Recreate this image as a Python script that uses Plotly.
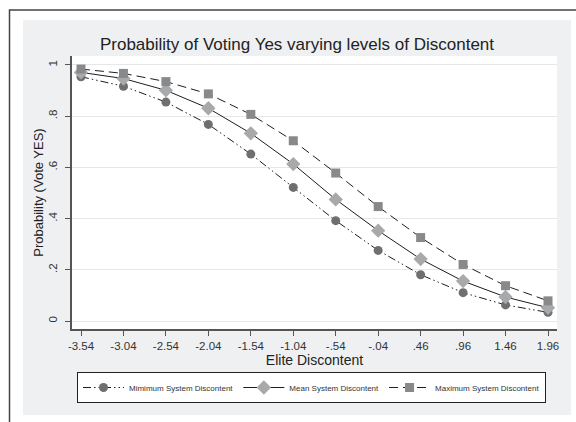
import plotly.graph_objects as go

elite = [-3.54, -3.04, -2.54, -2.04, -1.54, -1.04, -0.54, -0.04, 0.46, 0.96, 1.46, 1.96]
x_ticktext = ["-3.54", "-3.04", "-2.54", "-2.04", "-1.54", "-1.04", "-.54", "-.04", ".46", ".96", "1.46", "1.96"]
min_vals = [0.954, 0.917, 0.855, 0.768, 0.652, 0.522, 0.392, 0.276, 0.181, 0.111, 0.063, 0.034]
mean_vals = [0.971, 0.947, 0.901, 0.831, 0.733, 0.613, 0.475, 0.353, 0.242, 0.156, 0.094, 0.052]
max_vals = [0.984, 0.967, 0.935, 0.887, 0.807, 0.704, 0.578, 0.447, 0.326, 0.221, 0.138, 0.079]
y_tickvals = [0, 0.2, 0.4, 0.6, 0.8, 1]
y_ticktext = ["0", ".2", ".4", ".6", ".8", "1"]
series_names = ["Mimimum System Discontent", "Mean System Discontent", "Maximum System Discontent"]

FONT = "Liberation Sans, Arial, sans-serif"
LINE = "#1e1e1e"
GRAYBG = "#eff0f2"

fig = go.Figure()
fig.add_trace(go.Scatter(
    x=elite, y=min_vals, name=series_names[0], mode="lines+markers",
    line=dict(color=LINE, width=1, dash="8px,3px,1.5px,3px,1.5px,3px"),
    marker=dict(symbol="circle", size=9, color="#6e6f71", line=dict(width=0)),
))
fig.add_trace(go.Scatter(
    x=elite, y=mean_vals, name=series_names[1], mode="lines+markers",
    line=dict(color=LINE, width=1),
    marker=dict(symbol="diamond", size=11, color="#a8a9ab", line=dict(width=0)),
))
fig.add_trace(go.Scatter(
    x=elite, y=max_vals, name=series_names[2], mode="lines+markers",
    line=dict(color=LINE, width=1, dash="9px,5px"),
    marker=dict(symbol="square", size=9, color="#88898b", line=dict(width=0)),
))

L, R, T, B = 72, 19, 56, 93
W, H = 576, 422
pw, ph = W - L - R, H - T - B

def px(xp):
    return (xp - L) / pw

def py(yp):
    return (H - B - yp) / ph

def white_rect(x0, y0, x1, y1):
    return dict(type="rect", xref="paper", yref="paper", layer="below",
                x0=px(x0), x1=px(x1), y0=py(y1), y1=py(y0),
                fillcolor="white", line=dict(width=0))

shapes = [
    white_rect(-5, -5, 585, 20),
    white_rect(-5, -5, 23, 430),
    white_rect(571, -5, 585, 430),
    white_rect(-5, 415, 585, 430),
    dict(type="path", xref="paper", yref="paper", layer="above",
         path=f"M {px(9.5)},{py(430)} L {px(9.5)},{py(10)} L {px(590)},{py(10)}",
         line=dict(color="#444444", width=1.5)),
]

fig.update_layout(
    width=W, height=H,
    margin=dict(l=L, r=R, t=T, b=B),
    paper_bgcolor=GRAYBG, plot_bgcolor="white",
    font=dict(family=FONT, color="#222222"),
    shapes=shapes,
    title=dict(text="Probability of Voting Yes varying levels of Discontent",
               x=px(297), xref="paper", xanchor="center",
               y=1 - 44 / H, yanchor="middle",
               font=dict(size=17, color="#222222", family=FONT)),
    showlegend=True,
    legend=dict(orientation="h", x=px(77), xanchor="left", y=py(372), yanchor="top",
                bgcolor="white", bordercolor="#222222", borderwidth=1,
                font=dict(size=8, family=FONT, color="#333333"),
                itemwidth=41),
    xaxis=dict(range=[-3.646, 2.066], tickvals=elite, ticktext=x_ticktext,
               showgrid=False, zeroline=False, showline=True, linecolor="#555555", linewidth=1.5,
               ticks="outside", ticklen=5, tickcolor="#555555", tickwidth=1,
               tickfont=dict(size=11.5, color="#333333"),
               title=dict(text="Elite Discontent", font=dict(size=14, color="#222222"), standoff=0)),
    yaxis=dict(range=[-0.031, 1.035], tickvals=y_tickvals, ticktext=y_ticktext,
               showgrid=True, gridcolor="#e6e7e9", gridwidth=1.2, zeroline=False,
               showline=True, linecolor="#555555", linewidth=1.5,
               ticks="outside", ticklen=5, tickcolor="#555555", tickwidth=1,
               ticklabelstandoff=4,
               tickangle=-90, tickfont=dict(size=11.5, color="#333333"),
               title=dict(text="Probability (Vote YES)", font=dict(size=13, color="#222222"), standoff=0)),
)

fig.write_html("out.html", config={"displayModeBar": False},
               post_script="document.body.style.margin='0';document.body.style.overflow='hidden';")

-------

▶ EXERCISE INSTRUCTIONS:
Please take the lines from the beginning of the data above through the line holding "import plotly.graph_objects as go" and transcribe them exactly, without any pictures.

▶ EXPECTED ANSWER:
Recreate this image as a Python script that uses Plotly.
import plotly.graph_objects as go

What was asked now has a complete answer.